Work to do: Write out the listing below without alteration, omitting its pictures.

Raw data:
┄┄┄┄┄┄┄┄┄┄

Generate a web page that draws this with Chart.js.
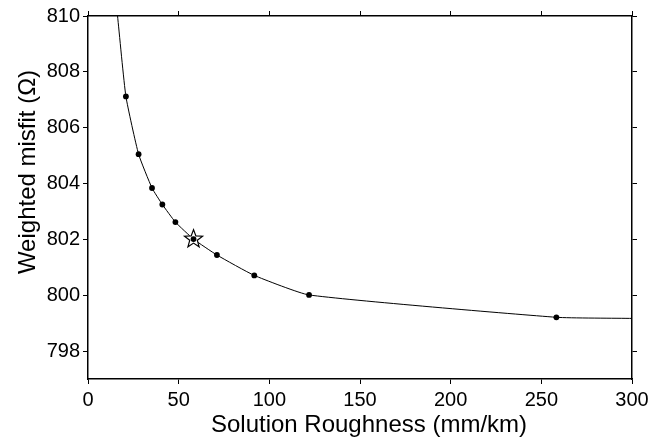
<!DOCTYPE html>
<html>
<head>
<meta charset="utf-8">
<script src="https://cdn.jsdelivr.net/npm/chart.js@4.4.0/dist/chart.umd.min.js"></script>
<style>
  html, body { margin: 0; padding: 0; background: #fff; }
  #wrap { width: 661px; height: 437px; }
</style>
</head>
<body>
<div id="wrap"><canvas id="misfitChart"></canvas></div>
<script>
// trade-off curve
const roughness = [16.3, 20.9, 27.9, 35.3, 41.0, 48.2, 58.2, 71.1, 91.7, 121.9, 258.3, 300];
const misfit = [810, 807.12, 805.05, 803.84, 803.25, 802.62, 802.01, 801.44, 800.71, 800.01, 799.21, 799.17];
const hasDot = [false, true, true, true, true, true, true, true, true, true, true, false];
const starIndex = 6;

const xTicks = [0, 50, 100, 150, 200, 250, 300];
const yTicks = [798, 800, 802, 804, 806, 808, 810];
const xTitle = 'Solution Roughness (mm/km)';
const yTitle = 'Weighted misfit (\u03A9)';

const FONT = '"Liberation Sans", Arial, Helvetica, sans-serif';

const linePoints = roughness.map((x, i) => ({ x: x, y: misfit[i] }));
const dotPoints = linePoints.filter((p, i) => hasDot[i]);
const starPoint = [linePoints[starIndex]];

// five-pointed open star drawn at the position the scales give the point
const starMarker = {
    id: 'starMarker',
    afterDatasetDraw(chart, args) {
        if (args.index !== 1) return;
        const ctx = chart.ctx;
        const rOut = 9.5, rIn = 4;
        args.meta.data.forEach(el => {
            ctx.save();
            ctx.beginPath();
            for (let i = 0; i < 10; i++) {
                const r = i % 2 === 0 ? rOut : rIn;
                const a = -Math.PI / 2 + i * Math.PI / 5;
                const px = el.x + r * Math.cos(a), py = el.y + r * Math.sin(a);
                if (i === 0) ctx.moveTo(px, py); else ctx.lineTo(px, py);
            }
            ctx.closePath();
            ctx.fillStyle = '#fff';
            ctx.fill();
            ctx.lineWidth = 1.2;
            ctx.strokeStyle = '#000';
            ctx.lineJoin = 'miter';
            ctx.stroke();
            ctx.restore();
        });
    }
};

const axisTitles = {
    id: 'axisTitles',
    afterDraw(chart) {
        const { ctx, chartArea } = chart;
        ctx.save();
        ctx.fillStyle = '#000';
        ctx.font = '24px ' + FONT;
        ctx.textAlign = 'center';
        ctx.textBaseline = 'alphabetic';
        ctx.fillText(xTitle, chartArea.left + 281, chartArea.bottom + 53);
        ctx.translate(chartArea.left - 53, chartArea.top + 156);
        ctx.rotate(-Math.PI / 2);
        ctx.fillText(yTitle, 0, 0);
        ctx.restore();
    }
};

function fixTicks(list) {
    return scale => { scale.ticks = list.map(v => ({ value: v })); };
}

const gridOpts = {
    display: true,
    drawOnChartArea: false,
    drawTicks: true,
    tickLength: 5,
    color: '#000',
    lineWidth: 1
};
const borderOpts = { display: true, color: '#000', width: 1.5 };

new Chart(document.getElementById('misfitChart'), {
    type: 'scatter',
    data: {
        datasets: [
            {
                data: dotPoints,
                showLine: false,
                pointRadius: 2.9,
                pointBackgroundColor: '#000',
                pointBorderWidth: 0,
                order: 0
            },
            {
                data: starPoint,
                showLine: false,
                pointRadius: 0,
                order: 1
            },
            {
                data: linePoints,
                showLine: true,
                borderColor: '#000',
                borderWidth: 1,
                pointRadius: 0,
                tension: 0.15,
                order: 2
            }
        ]
    },
    options: {
        responsive: true,
        maintainAspectRatio: false,
        animation: false,
        events: [],
        layout: { padding: 0 },
        plugins: {
            legend: { display: false },
            tooltip: { enabled: false }
        },
        scales: {
            x: {
                type: 'linear',
                position: 'bottom',
                min: 0,
                max: 300,
                afterBuildTicks: fixTicks(xTicks),
                afterFit: s => { s.height = 58; },
                grid: gridOpts,
                border: borderOpts,
                ticks: { color: '#000', padding: 4, font: { family: FONT, size: 20 } }
            },
            x2: {
                type: 'linear',
                position: 'top',
                min: 0,
                max: 300,
                afterBuildTicks: fixTicks(xTicks),
                afterFit: s => { s.height = 16; },
                grid: gridOpts,
                border: borderOpts,
                ticks: { display: false }
            },
            y: {
                type: 'linear',
                position: 'left',
                min: 797,
                max: 810,
                afterBuildTicks: fixTicks(yTicks),
                afterFit: s => { s.width = 88; },
                grid: gridOpts,
                border: borderOpts,
                ticks: { color: '#000', padding: 3, font: { family: FONT, size: 20 } }
            },
            y2: {
                type: 'linear',
                position: 'right',
                min: 797,
                max: 810,
                afterBuildTicks: fixTicks(yTicks),
                afterFit: s => { s.width = 29; },
                grid: gridOpts,
                border: borderOpts,
                ticks: { display: false }
            }
        }
    },
    plugins: [starMarker, axisTitles]
});
</script>
</body>
</html>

┄┄┄┄┄┄┄┄┄┄

Solution below:
Generate a web page that draws this with Chart.js.
<!DOCTYPE html>
<html>
<head>
<meta charset="utf-8">
<script src="https://cdn.jsdelivr.net/npm/chart.js@4.4.0/dist/chart.umd.min.js"></script>
<style>
  html, body { margin: 0; padding: 0; background: #fff; }
  #wrap { width: 661px; height: 437px; }
</style>
</head>
<body>
<div id="wrap"><canvas id="misfitChart"></canvas></div>
<script>
// trade-off curve
const roughness = [16.3, 20.9, 27.9, 35.3, 41.0, 48.2, 58.2, 71.1, 91.7, 121.9, 258.3, 300];
const misfit = [810, 807.12, 805.05, 803.84, 803.25, 802.62, 802.01, 801.44, 800.71, 800.01, 799.21, 799.17];
const hasDot = [false, true, true, true, true, true, true, true, true, true, true, false];
const starIndex = 6;

const xTicks = [0, 50, 100, 150, 200, 250, 300];
const yTicks = [798, 800, 802, 804, 806, 808, 810];
const xTitle = 'Solution Roughness (mm/km)';
const yTitle = 'Weighted misfit (\u03A9)';

const FONT = '"Liberation Sans", Arial, Helvetica, sans-serif';

const linePoints = roughness.map((x, i) => ({ x: x, y: misfit[i] }));
const dotPoints = linePoints.filter((p, i) => hasDot[i]);
const starPoint = [linePoints[starIndex]];

// five-pointed open star drawn at the position the scales give the point
const starMarker = {
    id: 'starMarker',
    afterDatasetDraw(chart, args) {
        if (args.index !== 1) return;
        const ctx = chart.ctx;
        const rOut = 9.5, rIn = 4;
        args.meta.data.forEach(el => {
            ctx.save();
            ctx.beginPath();
            for (let i = 0; i < 10; i++) {
                const r = i % 2 === 0 ? rOut : rIn;
                const a = -Math.PI / 2 + i * Math.PI / 5;
                const px = el.x + r * Math.cos(a), py = el.y + r * Math.sin(a);
                if (i === 0) ctx.moveTo(px, py); else ctx.lineTo(px, py);
            }
            ctx.closePath();
            ctx.fillStyle = '#fff';
            ctx.fill();
            ctx.lineWidth = 1.2;
            ctx.strokeStyle = '#000';
            ctx.lineJoin = 'miter';
            ctx.stroke();
            ctx.restore();
        });
    }
};

const axisTitles = {
    id: 'axisTitles',
    afterDraw(chart) {
        const { ctx, chartArea } = chart;
        ctx.save();
        ctx.fillStyle = '#000';
        ctx.font = '24px ' + FONT;
        ctx.textAlign = 'center';
        ctx.textBaseline = 'alphabetic';
        ctx.fillText(xTitle, chartArea.left + 281, chartArea.bottom + 53);
        ctx.translate(chartArea.left - 53, chartArea.top + 156);
        ctx.rotate(-Math.PI / 2);
        ctx.fillText(yTitle, 0, 0);
        ctx.restore();
    }
};

function fixTicks(list) {
    return scale => { scale.ticks = list.map(v => ({ value: v })); };
}

const gridOpts = {
    display: true,
    drawOnChartArea: false,
    drawTicks: true,
    tickLength: 5,
    color: '#000',
    lineWidth: 1
};
const borderOpts = { display: true, color: '#000', width: 1.5 };

new Chart(document.getElementById('misfitChart'), {
    type: 'scatter',
    data: {
        datasets: [
            {
                data: dotPoints,
                showLine: false,
                pointRadius: 2.9,
                pointBackgroundColor: '#000',
                pointBorderWidth: 0,
                order: 0
            },
            {
                data: starPoint,
                showLine: false,
                pointRadius: 0,
                order: 1
            },
            {
                data: linePoints,
                showLine: true,
                borderColor: '#000',
                borderWidth: 1,
                pointRadius: 0,
                tension: 0.15,
                order: 2
            }
        ]
    },
    options: {
        responsive: true,
        maintainAspectRatio: false,
        animation: false,
        events: [],
        layout: { padding: 0 },
        plugins: {
            legend: { display: false },
            tooltip: { enabled: false }
        },
        scales: {
            x: {
                type: 'linear',
                position: 'bottom',
                min: 0,
                max: 300,
                afterBuildTicks: fixTicks(xTicks),
                afterFit: s => { s.height = 58; },
                grid: gridOpts,
                border: borderOpts,
                ticks: { color: '#000', padding: 4, font: { family: FONT, size: 20 } }
            },
            x2: {
                type: 'linear',
                position: 'top',
                min: 0,
                max: 300,
                afterBuildTicks: fixTicks(xTicks),
                afterFit: s => { s.height = 16; },
                grid: gridOpts,
                border: borderOpts,
                ticks: { display: false }
            },
            y: {
                type: 'linear',
                position: 'left',
                min: 797,
                max: 810,
                afterBuildTicks: fixTicks(yTicks),
                afterFit: s => { s.width = 88; },
                grid: gridOpts,
                border: borderOpts,
                ticks: { color: '#000', padding: 3, font: { family: FONT, size: 20 } }
            },
            y2: {
                type: 'linear',
                position: 'right',
                min: 797,
                max: 810,
                afterBuildTicks: fixTicks(yTicks),
                afterFit: s => { s.width = 29; },
                grid: gridOpts,
                border: borderOpts,
                ticks: { display: false }
            }
        }
    },
    plugins: [starMarker, axisTitles]
});
</script>
</body>
</html>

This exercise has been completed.